WRITTEN PROBLEM: Scan the data. Collect each line that contains the word "script".

[Code that draws figures]
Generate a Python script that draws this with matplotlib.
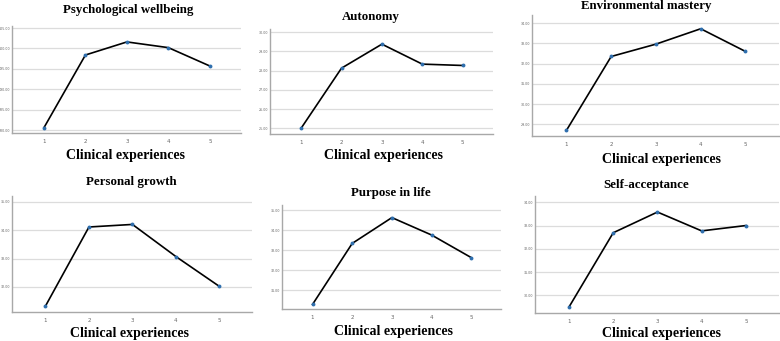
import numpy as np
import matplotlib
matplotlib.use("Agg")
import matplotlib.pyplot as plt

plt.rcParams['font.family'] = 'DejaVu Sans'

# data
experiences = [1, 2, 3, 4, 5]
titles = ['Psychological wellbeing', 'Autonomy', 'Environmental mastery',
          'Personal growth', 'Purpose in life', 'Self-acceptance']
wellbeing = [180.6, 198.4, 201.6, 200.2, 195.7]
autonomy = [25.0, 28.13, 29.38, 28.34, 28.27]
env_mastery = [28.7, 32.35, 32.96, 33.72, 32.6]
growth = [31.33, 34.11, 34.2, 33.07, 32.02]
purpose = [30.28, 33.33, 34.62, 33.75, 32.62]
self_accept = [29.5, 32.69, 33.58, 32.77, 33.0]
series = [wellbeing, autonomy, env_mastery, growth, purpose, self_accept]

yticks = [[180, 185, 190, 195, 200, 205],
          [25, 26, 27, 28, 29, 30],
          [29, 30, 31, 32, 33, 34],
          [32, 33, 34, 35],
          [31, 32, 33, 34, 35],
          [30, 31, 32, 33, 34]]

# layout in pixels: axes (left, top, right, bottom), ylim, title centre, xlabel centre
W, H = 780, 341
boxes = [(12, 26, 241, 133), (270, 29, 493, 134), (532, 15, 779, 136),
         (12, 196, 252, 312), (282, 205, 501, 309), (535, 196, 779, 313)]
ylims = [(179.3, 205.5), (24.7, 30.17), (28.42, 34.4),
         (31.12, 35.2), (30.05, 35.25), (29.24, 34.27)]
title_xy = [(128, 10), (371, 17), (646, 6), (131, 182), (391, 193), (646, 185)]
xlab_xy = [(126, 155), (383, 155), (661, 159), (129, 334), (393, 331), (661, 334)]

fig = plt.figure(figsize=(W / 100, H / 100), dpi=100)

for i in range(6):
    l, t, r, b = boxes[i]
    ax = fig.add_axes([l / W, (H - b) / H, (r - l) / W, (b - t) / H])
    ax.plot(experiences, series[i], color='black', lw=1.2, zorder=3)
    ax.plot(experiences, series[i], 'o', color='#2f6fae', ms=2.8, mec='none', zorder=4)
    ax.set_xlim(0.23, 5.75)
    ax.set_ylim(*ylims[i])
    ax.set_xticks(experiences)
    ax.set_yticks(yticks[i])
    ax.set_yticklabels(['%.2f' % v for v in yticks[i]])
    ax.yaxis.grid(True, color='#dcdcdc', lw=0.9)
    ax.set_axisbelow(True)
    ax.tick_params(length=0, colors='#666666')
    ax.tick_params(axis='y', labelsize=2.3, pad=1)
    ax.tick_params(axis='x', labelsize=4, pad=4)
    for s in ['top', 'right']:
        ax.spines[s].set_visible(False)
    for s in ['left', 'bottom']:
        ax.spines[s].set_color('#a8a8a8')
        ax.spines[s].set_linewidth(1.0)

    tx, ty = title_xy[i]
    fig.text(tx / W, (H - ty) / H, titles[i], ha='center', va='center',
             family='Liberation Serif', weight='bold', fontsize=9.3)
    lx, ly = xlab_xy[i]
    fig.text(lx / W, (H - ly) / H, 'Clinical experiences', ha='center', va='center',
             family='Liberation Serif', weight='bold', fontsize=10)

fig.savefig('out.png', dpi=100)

...

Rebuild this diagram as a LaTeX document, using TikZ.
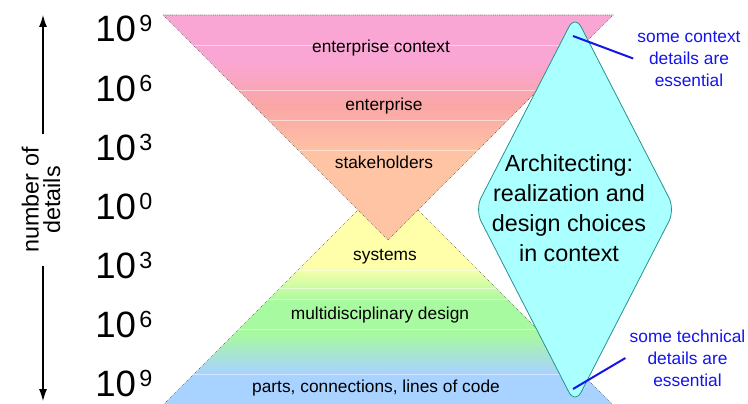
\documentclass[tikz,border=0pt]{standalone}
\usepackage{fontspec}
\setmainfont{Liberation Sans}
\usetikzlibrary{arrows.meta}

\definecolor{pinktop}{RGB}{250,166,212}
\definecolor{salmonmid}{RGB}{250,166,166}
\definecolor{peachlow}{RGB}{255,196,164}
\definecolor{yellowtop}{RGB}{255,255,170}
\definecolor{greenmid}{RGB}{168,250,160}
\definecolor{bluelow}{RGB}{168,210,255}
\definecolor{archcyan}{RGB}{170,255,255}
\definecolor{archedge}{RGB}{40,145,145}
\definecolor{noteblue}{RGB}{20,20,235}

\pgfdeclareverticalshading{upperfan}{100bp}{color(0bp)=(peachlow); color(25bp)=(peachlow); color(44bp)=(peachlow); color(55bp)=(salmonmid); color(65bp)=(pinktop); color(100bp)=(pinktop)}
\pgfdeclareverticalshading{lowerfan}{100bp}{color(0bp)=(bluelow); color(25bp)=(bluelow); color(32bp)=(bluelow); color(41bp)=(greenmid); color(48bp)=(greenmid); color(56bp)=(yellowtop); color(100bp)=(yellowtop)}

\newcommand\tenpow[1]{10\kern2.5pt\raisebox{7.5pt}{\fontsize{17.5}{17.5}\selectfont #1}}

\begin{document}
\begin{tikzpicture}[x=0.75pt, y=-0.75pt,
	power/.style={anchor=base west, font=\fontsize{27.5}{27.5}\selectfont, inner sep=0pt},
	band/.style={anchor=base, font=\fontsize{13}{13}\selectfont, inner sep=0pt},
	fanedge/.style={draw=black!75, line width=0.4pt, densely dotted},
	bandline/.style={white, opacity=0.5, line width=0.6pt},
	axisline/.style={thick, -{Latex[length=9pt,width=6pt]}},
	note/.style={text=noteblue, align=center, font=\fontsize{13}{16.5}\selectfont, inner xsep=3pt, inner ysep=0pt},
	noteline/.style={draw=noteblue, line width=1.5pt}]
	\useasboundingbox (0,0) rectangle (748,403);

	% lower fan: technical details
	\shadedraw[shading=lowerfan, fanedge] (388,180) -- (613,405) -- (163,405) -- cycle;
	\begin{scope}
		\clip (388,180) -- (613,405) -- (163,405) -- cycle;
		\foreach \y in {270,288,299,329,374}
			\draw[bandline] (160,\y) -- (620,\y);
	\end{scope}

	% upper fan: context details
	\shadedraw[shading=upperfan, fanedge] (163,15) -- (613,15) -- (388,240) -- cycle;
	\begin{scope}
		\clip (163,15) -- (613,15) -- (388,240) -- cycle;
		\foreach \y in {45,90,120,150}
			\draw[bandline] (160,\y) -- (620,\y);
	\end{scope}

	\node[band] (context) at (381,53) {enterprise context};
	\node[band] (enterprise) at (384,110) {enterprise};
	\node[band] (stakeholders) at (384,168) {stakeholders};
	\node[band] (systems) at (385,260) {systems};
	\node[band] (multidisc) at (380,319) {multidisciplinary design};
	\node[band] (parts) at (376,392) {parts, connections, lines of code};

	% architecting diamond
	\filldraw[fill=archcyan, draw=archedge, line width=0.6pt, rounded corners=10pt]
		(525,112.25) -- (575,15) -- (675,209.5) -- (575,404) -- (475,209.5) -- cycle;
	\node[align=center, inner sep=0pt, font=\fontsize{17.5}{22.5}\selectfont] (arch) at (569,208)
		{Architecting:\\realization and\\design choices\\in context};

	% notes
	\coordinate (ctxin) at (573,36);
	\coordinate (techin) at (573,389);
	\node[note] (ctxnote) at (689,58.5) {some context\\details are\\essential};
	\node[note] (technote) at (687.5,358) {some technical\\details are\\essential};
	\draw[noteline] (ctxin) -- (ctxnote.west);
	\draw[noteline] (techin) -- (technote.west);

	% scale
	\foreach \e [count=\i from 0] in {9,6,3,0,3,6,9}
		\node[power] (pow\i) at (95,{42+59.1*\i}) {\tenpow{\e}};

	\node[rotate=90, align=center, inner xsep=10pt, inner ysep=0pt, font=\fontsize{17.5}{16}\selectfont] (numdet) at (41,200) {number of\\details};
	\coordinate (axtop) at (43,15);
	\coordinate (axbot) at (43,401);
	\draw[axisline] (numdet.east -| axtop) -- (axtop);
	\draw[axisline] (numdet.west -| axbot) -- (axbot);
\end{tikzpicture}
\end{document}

---

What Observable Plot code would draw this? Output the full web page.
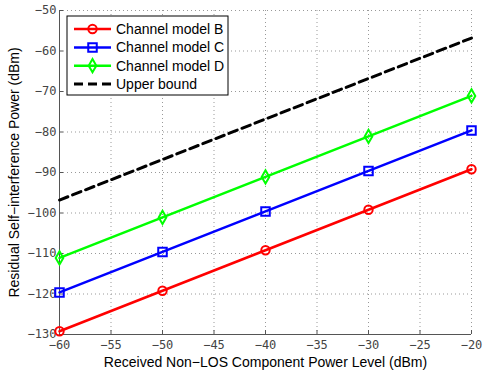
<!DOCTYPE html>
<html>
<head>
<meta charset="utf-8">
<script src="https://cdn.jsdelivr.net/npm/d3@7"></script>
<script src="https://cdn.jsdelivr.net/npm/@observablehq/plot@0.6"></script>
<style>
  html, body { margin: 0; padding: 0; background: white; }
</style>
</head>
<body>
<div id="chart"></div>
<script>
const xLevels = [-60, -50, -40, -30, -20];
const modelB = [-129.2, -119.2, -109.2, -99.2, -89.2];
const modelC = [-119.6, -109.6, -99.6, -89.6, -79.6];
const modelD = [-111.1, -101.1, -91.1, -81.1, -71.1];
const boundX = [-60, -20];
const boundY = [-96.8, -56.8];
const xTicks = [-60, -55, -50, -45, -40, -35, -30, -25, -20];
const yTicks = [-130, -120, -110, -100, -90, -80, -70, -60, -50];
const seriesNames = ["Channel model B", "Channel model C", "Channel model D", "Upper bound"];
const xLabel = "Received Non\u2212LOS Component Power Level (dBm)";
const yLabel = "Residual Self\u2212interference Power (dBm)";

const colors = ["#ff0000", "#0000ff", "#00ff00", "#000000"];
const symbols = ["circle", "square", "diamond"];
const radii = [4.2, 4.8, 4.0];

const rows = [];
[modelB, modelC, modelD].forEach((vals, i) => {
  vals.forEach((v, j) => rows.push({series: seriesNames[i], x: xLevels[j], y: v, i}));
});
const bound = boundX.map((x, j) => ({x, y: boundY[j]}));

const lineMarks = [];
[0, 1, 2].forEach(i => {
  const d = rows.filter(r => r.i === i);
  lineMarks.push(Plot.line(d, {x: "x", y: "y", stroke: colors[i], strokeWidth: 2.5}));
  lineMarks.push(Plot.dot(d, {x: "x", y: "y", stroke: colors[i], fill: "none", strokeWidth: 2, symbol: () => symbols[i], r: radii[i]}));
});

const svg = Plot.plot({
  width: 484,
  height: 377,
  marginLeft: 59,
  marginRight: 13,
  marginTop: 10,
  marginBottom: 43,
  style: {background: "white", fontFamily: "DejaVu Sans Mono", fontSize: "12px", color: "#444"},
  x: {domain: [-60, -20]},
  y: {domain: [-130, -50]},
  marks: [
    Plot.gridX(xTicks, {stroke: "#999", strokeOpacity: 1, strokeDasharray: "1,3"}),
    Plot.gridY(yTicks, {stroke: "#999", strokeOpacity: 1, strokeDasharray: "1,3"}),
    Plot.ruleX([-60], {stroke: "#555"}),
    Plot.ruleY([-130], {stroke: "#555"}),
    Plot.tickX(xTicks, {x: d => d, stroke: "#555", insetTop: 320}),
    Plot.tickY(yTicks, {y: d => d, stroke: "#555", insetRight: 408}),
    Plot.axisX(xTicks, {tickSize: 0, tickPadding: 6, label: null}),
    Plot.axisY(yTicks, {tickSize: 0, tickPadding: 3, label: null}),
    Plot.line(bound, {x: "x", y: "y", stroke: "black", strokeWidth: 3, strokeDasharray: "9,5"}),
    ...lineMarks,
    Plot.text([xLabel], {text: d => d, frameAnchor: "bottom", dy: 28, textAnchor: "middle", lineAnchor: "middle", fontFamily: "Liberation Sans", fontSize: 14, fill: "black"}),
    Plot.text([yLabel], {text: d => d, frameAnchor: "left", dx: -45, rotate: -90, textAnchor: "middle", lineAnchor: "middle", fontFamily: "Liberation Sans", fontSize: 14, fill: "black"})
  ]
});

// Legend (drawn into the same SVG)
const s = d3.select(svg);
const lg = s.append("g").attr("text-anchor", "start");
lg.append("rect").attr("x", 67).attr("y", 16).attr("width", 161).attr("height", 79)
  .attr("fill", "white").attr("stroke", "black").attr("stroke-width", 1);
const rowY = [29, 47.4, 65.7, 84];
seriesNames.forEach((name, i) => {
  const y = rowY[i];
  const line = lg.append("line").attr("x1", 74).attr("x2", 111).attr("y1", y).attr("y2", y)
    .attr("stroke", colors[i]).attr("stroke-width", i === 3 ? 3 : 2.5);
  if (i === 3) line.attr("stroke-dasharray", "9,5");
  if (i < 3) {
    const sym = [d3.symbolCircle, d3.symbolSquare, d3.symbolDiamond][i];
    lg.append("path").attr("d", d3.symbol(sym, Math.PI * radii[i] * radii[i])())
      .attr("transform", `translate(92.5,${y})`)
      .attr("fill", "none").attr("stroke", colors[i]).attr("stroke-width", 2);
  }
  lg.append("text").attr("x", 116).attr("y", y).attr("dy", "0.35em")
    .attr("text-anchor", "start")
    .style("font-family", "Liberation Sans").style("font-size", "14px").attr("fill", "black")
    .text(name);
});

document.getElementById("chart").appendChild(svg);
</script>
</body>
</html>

WRITTEN RESPONSE:
Generate a Python script that draws this with matplotlib.
<script src="https://cdn.jsdelivr.net/npm/d3@7"></script>
<script src="https://cdn.jsdelivr.net/npm/@observablehq/plot@0.6"></script>
<script>
</script>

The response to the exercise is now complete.